Over five decades later, during which our computing and robotic capabilities have exponentially grown, it’s likely that only a renewed, re-oriented version of last century’s Cold War will be the key driver for humans to return to our only natural satellite. War (or at last fear of defeat) has historically proven to be a formidable driver of human endeavour. I see nothing on the horizon which will change our basic urge to out-do the tribe living next door.
Irrespective of base political motivations, the spanner in the works of future progression for some nations won’t be technological limitations, but more their contemporary attitude to risk. As with modern combat, some governments will knee-jerk revert to a robotic presence in place of a human one for planetary exploration at the first inevitable fatalities, at least until space travel becomes as safe as atmospheric travel. This may never happen. Other countries, however, will have a different risk profile, where a nation state’s greater good will be achieved through heroic individual sacrifice. As with story-telling, conflict and its resolution will act as a heartbeat for the human condition.
My pessimistic attitude to human potential might be a natural development with an increasing tally of years. But it also seems globally prevalent amongst the younger Gen Z and Millennials. However, there is a personal upside to excessively collating assumptive snippets of our doom-laden prospects, whether they be geopolitical, financial, technological or social: It allows me to summarise a dystopian foretelling of our projected future with greater ease.
The resulting ~900 words below act as an initial frame of reference for a series of speculative fiction novels I’m writing. Yes, it’s a passive-laden exposition which will probably not appear at all, or only in fragmented form in Book #3. World-building dumps detract from telling a good story and certainly don’t rack up the tension for a reader.
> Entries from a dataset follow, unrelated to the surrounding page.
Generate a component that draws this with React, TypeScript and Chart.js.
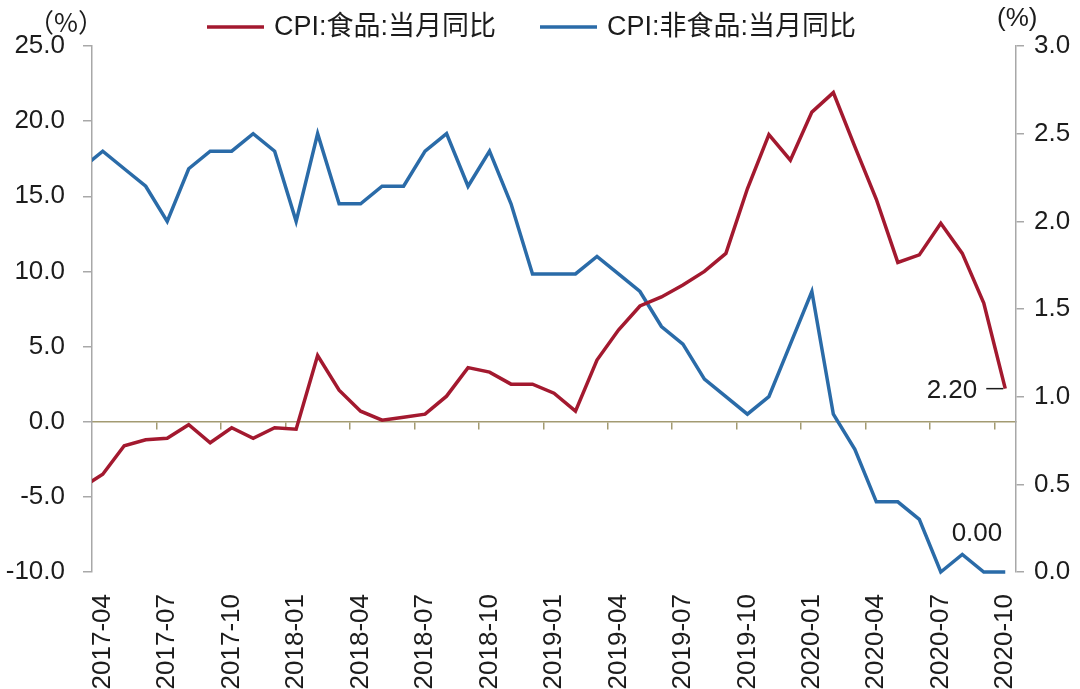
import React, { useEffect, useRef } from 'react';
import { Chart, registerables } from 'chart.js';

Chart.register(...registerables);

// ---- data (index 0 = 2017-03, which lies just left of the visible range and is clipped) ----
const months = [
  '2017-03', '2017-04', '2017-05', '2017-06', '2017-07', '2017-08', '2017-09', '2017-10', '2017-11', '2017-12',
  '2018-01', '2018-02', '2018-03', '2018-04', '2018-05', '2018-06', '2018-07', '2018-08', '2018-09', '2018-10', '2018-11', '2018-12',
  '2019-01', '2019-02', '2019-03', '2019-04', '2019-05', '2019-06', '2019-07', '2019-08', '2019-09', '2019-10', '2019-11', '2019-12',
  '2020-01', '2020-02', '2020-03', '2020-04', '2020-05', '2020-06', '2020-07', '2020-08', '2020-09', '2020-10',
];
const foodYoY = [
  -4.4, -3.5, -1.6, -1.2, -1.1, -0.2, -1.4, -0.4, -1.1, -0.4,
  -0.5, 4.4, 2.1, 0.7, 0.1, 0.3, 0.5, 1.7, 3.6, 3.3, 2.5, 2.5,
  1.9, 0.7, 4.1, 6.1, 7.7, 8.3, 9.1, 10.0, 11.2, 15.5, 19.1, 17.4,
  20.6, 21.9, 18.3, 14.8, 10.6, 11.1, 13.2, 11.2, 7.9, 2.2,
];
const nonFoodYoY = [
  2.3, 2.4, 2.3, 2.2, 2.0, 2.3, 2.4, 2.4, 2.5, 2.4,
  2.0, 2.5, 2.1, 2.1, 2.2, 2.2, 2.4, 2.5, 2.2, 2.4, 2.1, 1.7,
  1.7, 1.7, 1.8, 1.7, 1.6, 1.4, 1.3, 1.1, 1.0, 0.9, 1.0, 1.3,
  1.6, 0.9, 0.7, 0.4, 0.4, 0.3, 0.0, 0.1, 0.0, 0.0,
];
const foodLabel = 'CPI:食品:当月同比';
const nonFoodLabel = 'CPI:非食品:当月同比';
const leftUnit = '（%）';
const rightUnit = '(%)';
const foodLastText = '2.20';
const nonFoodLastText = '0.00';
// x tick labels every 3 months starting at 2017-04 (index 1)
const labelIndices = [1, 4, 7, 10, 13, 16, 19, 22, 25, 28, 31, 34, 37, 40, 43];
// tick marks on the zero line sit between categories, just before each labelled month
const markIndices = [3.5, 6.5, 9.5, 12.5, 15.5, 18.5, 21.5, 24.5, 27.5, 30.5, 33.5, 36.5, 39.5, 42.5];

const RED = '#A3192F';
const BLUE = '#2A6BA8';
const GRAY = '#A8A8A8';
const OLIVE = '#A39B72';
const TEXT = '#1c1c1c';
const LATIN = '"Liberation Sans", Arial, "Noto Sans CJK SC", sans-serif';
const CJK = '"Liberation Sans", "Noto Sans CJK SC", sans-serif';

const overlayPlugin = {
  id: 'overlay',
  afterDraw(chart: any) {
    const ctx = chart.ctx;
    const xs = chart.scales.x;
    const ys = chart.scales.y;
    const y1 = chart.scales.y1;
    ctx.save();
    // legend
    const items = [
      { color: RED, text: foodLabel, x0: 207 },
      { color: BLUE, text: nonFoodLabel, x0: 540 },
    ];
    ctx.font = `27px ${CJK}`;
    ctx.textBaseline = 'middle';
    ctx.textAlign = 'left';
    for (const it of items) {
      ctx.strokeStyle = it.color;
      ctx.lineWidth = 3.5;
      ctx.beginPath();
      ctx.moveTo(it.x0, 27);
      ctx.lineTo(it.x0 + 57, 27);
      ctx.stroke();
      ctx.fillStyle = TEXT;
      ctx.fillText(it.text, it.x0 + 67, 28);
    }
    // units
    ctx.font = `26px "Noto Sans CJK SC", sans-serif`;
    ctx.fillText(leftUnit, 28, 22);
    ctx.font = `26px ${LATIN}`;
    ctx.fillText(rightUnit, 997, 19);
    // end labels
    const last = months.length - 1;
    const px = xs.getPixelForValue(last);
    const pyF = ys.getPixelForValue(foodYoY[last]);
    ctx.strokeStyle = TEXT;
    ctx.lineWidth = 1.5;
    ctx.beginPath();
    ctx.moveTo(px - 19, pyF);
    ctx.lineTo(px - 2, pyF);
    ctx.stroke();
    ctx.font = `26px ${LATIN}`;
    ctx.textAlign = 'right';
    ctx.fillStyle = TEXT;
    ctx.fillText(foodLastText, px - 28, pyF + 2);
    const pyN = y1.getPixelForValue(nonFoodYoY[last]);
    ctx.fillText(nonFoodLastText, px - 3, pyN - 38);
    ctx.restore();
  },
};

export default function App() {
  const ref = useRef<HTMLCanvasElement | null>(null);
  useEffect(() => {
    if (!ref.current) return;
    const font = { family: LATIN, size: 26 };
    const clip = { left: 0, top: false, right: false, bottom: false } as any;
    const chart = new Chart(ref.current, {
      type: 'line',
      data: {
        datasets: [
          {
            label: foodLabel,
            data: months.map((_, i) => ({ x: i, y: foodYoY[i] })),
            borderColor: RED,
            backgroundColor: RED,
            borderWidth: 3.5,
            pointRadius: 0,
            tension: 0,
            xAxisID: 'x',
            yAxisID: 'y',
            clip,
          },
          {
            label: nonFoodLabel,
            data: months.map((_, i) => ({ x: i, y: nonFoodYoY[i] })),
            borderColor: BLUE,
            backgroundColor: BLUE,
            borderWidth: 3.5,
            pointRadius: 0,
            tension: 0,
            xAxisID: 'x',
            yAxisID: 'y1',
            clip,
          },
        ],
      },
      options: {
        responsive: false,
        animation: false,
        events: [],
        layout: { padding: { top: 46, left: 0, right: 0, bottom: 0 } },
        plugins: { legend: { display: false }, tooltip: { enabled: false } },
        scales: {
          x: {
            type: 'linear',
            position: 'bottom',
            min: 0.5,
            max: 43.5,
            afterBuildTicks: (s: any) => {
              s.ticks = labelIndices.map((v) => ({ value: v }));
            },
            ticks: {
              autoSkip: false,
              minRotation: 90,
              maxRotation: 90,
              padding: 14,
              color: TEXT,
              font,
              callback: (v: any) => months[v] ?? '',
            },
            grid: { display: false },
            border: { display: false },
            afterFit: (s: any) => {
              s.height = 117;
            },
          },
          x0: {
            type: 'linear',
            axis: 'x',
            position: { y: 0 },
            min: 0.5,
            max: 43.5,
            afterBuildTicks: (s: any) => {
              s.ticks = markIndices.map((v) => ({ value: v }));
            },
            ticks: { display: false },
            grid: { drawOnChartArea: false, drawTicks: true, tickLength: 7, color: OLIVE, lineWidth: 1.5 },
            border: { display: true, color: OLIVE, width: 1.5 },
            afterFit: (s: any) => {
              s.height = 0;
            },
          },
          y: {
            type: 'linear',
            position: 'left',
            min: -10,
            max: 25,
            ticks: {
              stepSize: 5,
              padding: 18,
              color: TEXT,
              font,
              callback: (v: any) => Number(v).toFixed(1),
            },
            grid: { drawOnChartArea: false, drawTicks: true, tickLength: 9, color: GRAY, lineWidth: 1.5 },
            border: { display: true, color: GRAY, width: 1.5 },
            afterFit: (s: any) => {
              s.width = 92;
            },
          },
          y1: {
            type: 'linear',
            position: 'right',
            min: 0,
            max: 3,
            ticks: {
              stepSize: 0.5,
              padding: 10,
              color: TEXT,
              font,
              callback: (v: any) => Number(v).toFixed(1),
            },
            grid: { drawOnChartArea: false, drawTicks: true, tickLength: 8, color: GRAY, lineWidth: 1.5 },
            border: { display: true, color: GRAY, width: 1.5 },
            afterFit: (s: any) => {
              s.width = 64;
            },
          },
        },
      } as any,
      plugins: [overlayPlugin],
    });
    return () => chart.destroy();
  }, []);
  return (
    <div style={{ position: 'absolute', left: 0, top: 0, width: 1080, height: 689, background: '#fff' }}>
      <canvas ref={ref} width={1080} height={689} style={{ display: 'block' }} />
    </div>
  );
}
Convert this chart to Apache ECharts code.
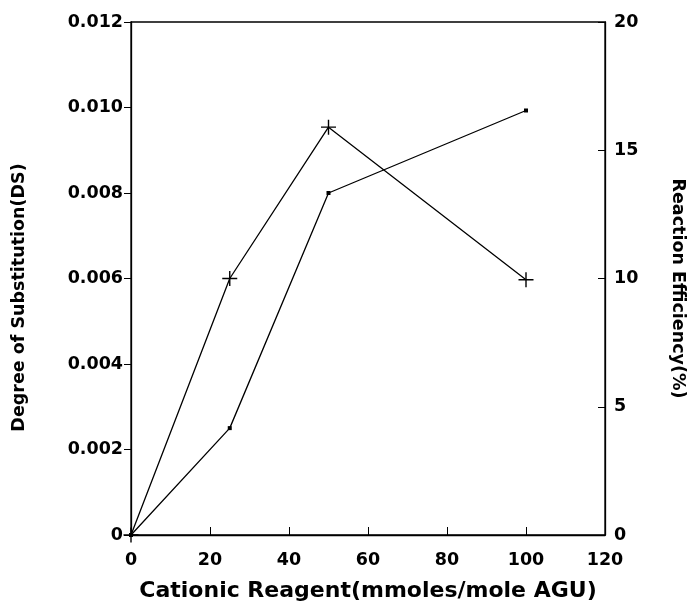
<!DOCTYPE html>
<html>
<head>
<meta charset="utf-8">
<script src="https://cdn.jsdelivr.net/npm/echarts@6/dist/echarts.min.js"></script>
<style>
  html, body { margin: 0; padding: 0; background: #fff; }
  #chart { width: 693px; height: 602px; }
</style>
</head>
<body>
<div id="chart"></div>
<script>
// reagent amounts (mmoles/mole AGU)
var reagent = [0, 25, 50, 100];
// degree of substitution (left axis)
var dsValues = [0, 0.0025, 0.008, 0.00993];
// reaction efficiency % (right axis)
var effValues = [0, 10, 15.9, 9.95];

var xTicks = [0, 20, 40, 60, 80, 100, 120];
var dsTicks = ['0', '0.002', '0.004', '0.006', '0.008', '0.010', '0.012'];

function pairs(xs, ys) {
  return xs.map(function (x, i) { return [x, ys[i]]; });
}

var chart = echarts.init(document.getElementById('chart'));
var font = 'DejaVu Sans';

chart.setOption({
  animation: false,
  grid: {
    left: 131, right: 88, top: 22, bottom: 67,
    outerBoundsMode: 'none',
    containLabel: false,
    show: true, borderColor: '#000', borderWidth: 1.3
  },
  xAxis: {
    type: 'value',
    min: 0, max: 120, interval: 20,
    name: 'Cationic Reagent(mmoles/mole AGU)',
    nameLocation: 'middle',
    nameGap: 45,
    nameTextStyle: { fontFamily: font, fontWeight: 'bold', fontSize: 22, color: '#000' },
    axisLine: { lineStyle: { color: '#000', width: 1.3 } },
    axisTick: { inside: true, length: 8, lineStyle: { color: '#000' } },
    axisLabel: {
      margin: 16, fontFamily: font, fontWeight: 'bold', fontSize: 17.5, color: '#000',
      formatter: function (v) { return xTicks.indexOf(v) >= 0 ? String(v) : ''; }
    },
    splitLine: { show: false }
  },
  yAxis: [{
    type: 'value',
    min: 0, max: 0.012, interval: 0.002,
    name: 'Degree of Substitution(DS)',
    nameLocation: 'middle',
    nameGap: 103,
    nameTextStyle: {
      fontFamily: font, fontWeight: 'bold', fontSize: 17.5, color: '#000',
      padding: [0, 38, 0, 0]
    },
    axisLine: { show: true, lineStyle: { color: '#000', width: 1.3 } },
    axisTick: { show: true, length: 7, lineStyle: { color: '#000' } },
    axisLabel: {
      margin: 8, fontFamily: font, fontWeight: 'bold', fontSize: 17.5, color: '#000',
      formatter: function (v) { return dsTicks[Math.round(v / 0.002)]; }
    },
    splitLine: { show: false }
  }, {
    type: 'value',
    min: 0, max: 20, interval: 5,
    position: 'right',
    name: 'Reaction Efficiency(%)',
    nameLocation: 'middle',
    nameGap: 64,
    nameRotate: -90,
    nameTextStyle: {
      fontFamily: font, fontWeight: 'bold', fontSize: 17.5, color: '#000',
      padding: [0, 0, 0, 20]
    },
    axisLine: { show: true, lineStyle: { color: '#000', width: 1.3 } },
    axisTick: { show: true, inside: true, length: 7, lineStyle: { color: '#000' } },
    axisLabel: { margin: 9, fontFamily: font, fontWeight: 'bold', fontSize: 17.5, color: '#000' },
    splitLine: { show: false }
  }],
  series: [{
    name: 'DS',
    type: 'line',
    yAxisIndex: 0,
    data: pairs(reagent, dsValues),
    symbol: 'rect',
    symbolSize: 4,
    itemStyle: { color: '#000' },
    lineStyle: { color: '#000', width: 1.3 }
  }, {
    name: 'Efficiency',
    type: 'line',
    yAxisIndex: 1,
    data: pairs(reagent, effValues),
    symbol: 'path://M0,-10 L0,10 M-10,0 L10,0',
    symbolSize: 15,
    itemStyle: { color: 'none', borderColor: '#000', borderWidth: 1.4 },
    lineStyle: { color: '#000', width: 1.3 }
  }]
});
</script>
</body>
</html>
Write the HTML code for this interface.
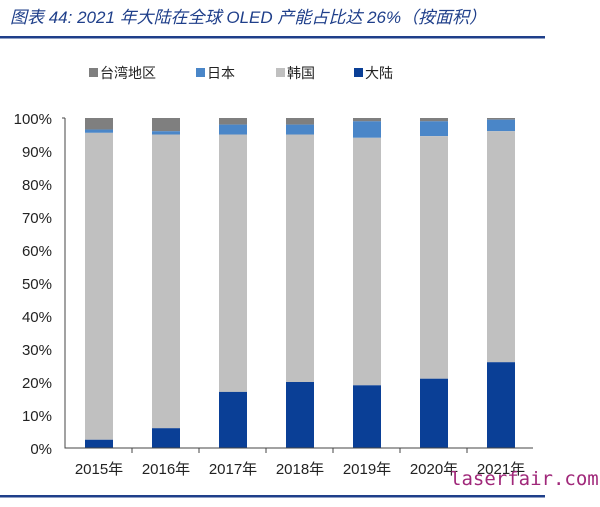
<!DOCTYPE html><html><head><meta charset="utf-8"><style>body{margin:0;background:#fff}svg{display:block}</style></head><body>
<svg width="600" height="507" xmlns="http://www.w3.org/2000/svg" font-family="Liberation Sans, Noto Sans CJK SC, sans-serif">
<text x="10" y="23" font-size="17" font-style="italic" fill="#1f3f8a">图表 44:  2021 年大陆在全球 OLED 产能占比达 26%（按面积）</text>
<rect x="0" y="36" width="545" height="2.5" fill="#1f3f8a"/>
<rect x="0" y="495" width="545" height="2.5" fill="#1f3f8a"/>
<g font-size="14" fill="#222">
<rect x="89" y="68" width="9" height="9" fill="#7f7f7f"/><text x="100" y="78">台湾地区</text>
<rect x="196" y="68" width="9" height="9" fill="#4a86c8"/><text x="207" y="78">日本</text>
<rect x="276" y="68" width="9" height="9" fill="#c0c0c0"/><text x="287" y="78">韩国</text>
<rect x="354" y="68" width="9" height="9" fill="#0a3f96"/><text x="365" y="78">大陆</text>
</g>
<g font-size="15" fill="#222" text-anchor="end">
<text x="52" y="124">100%</text><text x="52" y="157">90%</text><text x="52" y="190">80%</text><text x="52" y="223">70%</text><text x="52" y="256">60%</text><text x="52" y="289">50%</text><text x="52" y="322">40%</text><text x="52" y="355">30%</text><text x="52" y="388">20%</text><text x="52" y="421">10%</text><text x="52" y="454">0%</text>
</g>
<g>
<rect x="85" y="118" width="28" height="11.55" fill="#7f7f7f"/><rect x="85" y="129.55" width="28" height="3.3" fill="#4a86c8"/><rect x="85" y="132.85" width="28" height="306.9" fill="#c0c0c0"/><rect x="85" y="439.75" width="28" height="8.25" fill="#0a3f96"/>
<rect x="152" y="118" width="28" height="13.2" fill="#7f7f7f"/><rect x="152" y="131.2" width="28" height="3.3" fill="#4a86c8"/><rect x="152" y="134.5" width="28" height="293.7" fill="#c0c0c0"/><rect x="152" y="428.2" width="28" height="19.8" fill="#0a3f96"/>
<rect x="219" y="118" width="28" height="6.6" fill="#7f7f7f"/><rect x="219" y="124.6" width="28" height="9.9" fill="#4a86c8"/><rect x="219" y="134.5" width="28" height="257.4" fill="#c0c0c0"/><rect x="219" y="391.9" width="28" height="56.1" fill="#0a3f96"/>
<rect x="286" y="118" width="28" height="6.6" fill="#7f7f7f"/><rect x="286" y="124.6" width="28" height="9.9" fill="#4a86c8"/><rect x="286" y="134.5" width="28" height="247.5" fill="#c0c0c0"/><rect x="286" y="382" width="28" height="66" fill="#0a3f96"/>
<rect x="353" y="118" width="28" height="3.3" fill="#7f7f7f"/><rect x="353" y="121.3" width="28" height="16.5" fill="#4a86c8"/><rect x="353" y="137.8" width="28" height="247.5" fill="#c0c0c0"/><rect x="353" y="385.3" width="28" height="62.7" fill="#0a3f96"/>
<rect x="420" y="118" width="28" height="3.3" fill="#7f7f7f"/><rect x="420" y="121.3" width="28" height="14.85" fill="#4a86c8"/><rect x="420" y="136.15" width="28" height="242.55" fill="#c0c0c0"/><rect x="420" y="378.7" width="28" height="69.3" fill="#0a3f96"/>
<rect x="487" y="118" width="28" height="1.65" fill="#7f7f7f"/><rect x="487" y="119.65" width="28" height="11.55" fill="#4a86c8"/><rect x="487" y="131.2" width="28" height="231" fill="#c0c0c0"/><rect x="487" y="362.2" width="28" height="85.8" fill="#0a3f96"/>
</g>
<path d="M65 118V448H533M62 118H65M132 448v5M199 448v5M266 448v5M333 448v5M400 448v5M467 448v5" stroke="#444" fill="none"/>
<g font-size="15" fill="#222" text-anchor="middle">
<text x="99" y="474">2015年</text><text x="166" y="474">2016年</text><text x="233" y="474">2017年</text><text x="300" y="474">2018年</text><text x="367" y="474">2019年</text><text x="434" y="474">2020年</text><text x="501" y="474">2021年</text>
</g>
<text x="450" y="485" font-size="19" fill="#a0287a" font-family="DejaVu Sans Mono, monospace">laserfair.com</text>
</svg></body></html>
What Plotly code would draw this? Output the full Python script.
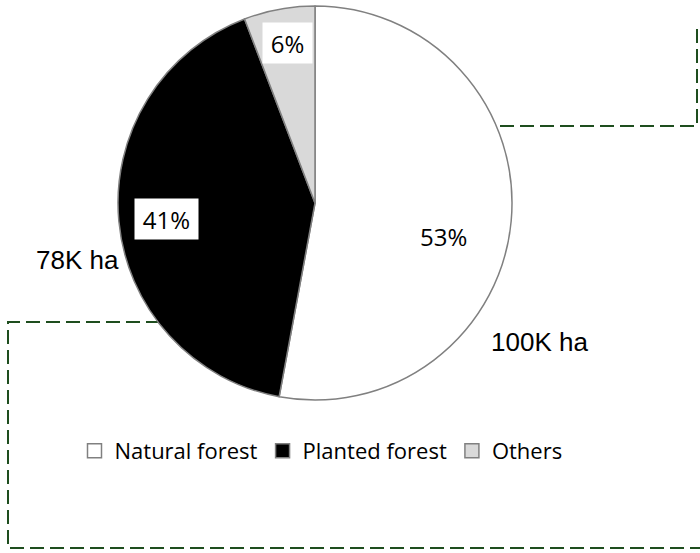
import plotly.graph_objects as go

# data
categories = ["Natural forest", "Planted forest", "Others"]
area_kha = [100, 78, 11]
pct_labels = ["53%", "41%", "6%"]
area_labels = ["100K ha", "78K ha"]
colors = ["#ffffff", "#000000", "#d9d9d9"]

W, H = 700, 553


def px(x):
    return x / W


def py(y):
    return 1 - y / H


CAL = "'Open Sans', Lato, sans-serif"
ARI = "'Liberation Sans', Arial, sans-serif"

fig = go.Figure()

fig.add_trace(go.Pie(
    labels=categories,
    values=area_kha,
    sort=False,
    direction="clockwise",
    rotation=0,
    textinfo="none",
    hoverinfo="label+value+percent",
    showlegend=False,
    marker=dict(colors=colors, line=dict(color="#808080", width=1.5)),
    domain=dict(x=[px(118), px(512)], y=[py(400), py(6)]),
))

# legend entries with bigger square swatches
for name, c in zip(categories, colors):
    fig.add_trace(go.Scatter(
        x=[None], y=[None], mode="markers", name=name,
        marker=dict(symbol="square", size=14, color=c,
                    line=dict(color="#808080", width=1.5)),
        hoverinfo="skip",
    ))

# dashed green outlines behind the pie
green = "#1e4d1e"
dash = "14px,6px"
fig.add_shape(type="path", xref="paper", yref="paper", layer="below",
              path=f"M {px(300)},{py(126)} L {px(697)},{py(126)} L {px(697)},{py(28)}",
              line=dict(color=green, width=2, dash=dash))
fig.add_shape(type="path", xref="paper", yref="paper", layer="below",
              path=(f"M {px(300)},{py(322)} L {px(8)},{py(322)} L {px(8)},{py(548)} "
                    f"L {px(705)},{py(548)}"),
              line=dict(color=green, width=2, dash=dash))


def label(x, y, text, font, size, **kw):
    fig.add_annotation(x=px(x), y=py(y), xref="paper", yref="paper",
                       xanchor="center", yanchor="middle",
                       text=text, showarrow=False,
                       font=dict(family=font, size=size, color="black"), **kw)


# percentage labels
label(443, 236, pct_labels[0], CAL, 24)
label(166, 219, pct_labels[1], CAL, 24, bgcolor="white", borderpad=0, width=63, height=40)
label(287, 43, pct_labels[2], CAL, 24, bgcolor="white", borderpad=0, width=49, height=40)

# area labels
label(539, 342, area_labels[0], ARI, 26)
label(77, 260, area_labels[1], ARI, 26)

fig.update_layout(
    width=W, height=H,
    margin=dict(l=0, r=0, t=0, b=0),
    paper_bgcolor="white",
    plot_bgcolor="rgba(0,0,0,0)",
    xaxis=dict(visible=False, range=[0, 1], fixedrange=True),
    yaxis=dict(visible=False, range=[0, 1], fixedrange=True),
    showlegend=True,
    legend=dict(
        orientation="h",
        x=px(321), xanchor="center",
        y=py(451), yanchor="middle",
        font=dict(family=CAL, size=22, color="black"),
        itemwidth=30,
        bgcolor="rgba(0,0,0,0)",
    ),
)

fig.write_html("out.html", config={"displayModeBar": False},
               post_script="document.body.style.margin='0';")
But, as with a previous post, I’m exposing something here which I hope will hook an audience and trigger a discussion on both this and alternative viewpoints. I can then adapt, improve, or even reject my in-progress creations.
You might be in need of an injection of optimism after reading this gloomy introduction. The man-made regression I’ve described below acts only as a feedback loop for my pessimism about humanity’s future. In contrast, I’m inordinately positive about the fate of the planet we’ve evolved on (or perhaps from). I’m certain she can take of herself, as she has before, given enough time. You only need to ask a dinosaur, or one of those Cambrian upstarts, or perhaps the other 99% of Earthly life which no longer exists. There, I knew I could cheer you up…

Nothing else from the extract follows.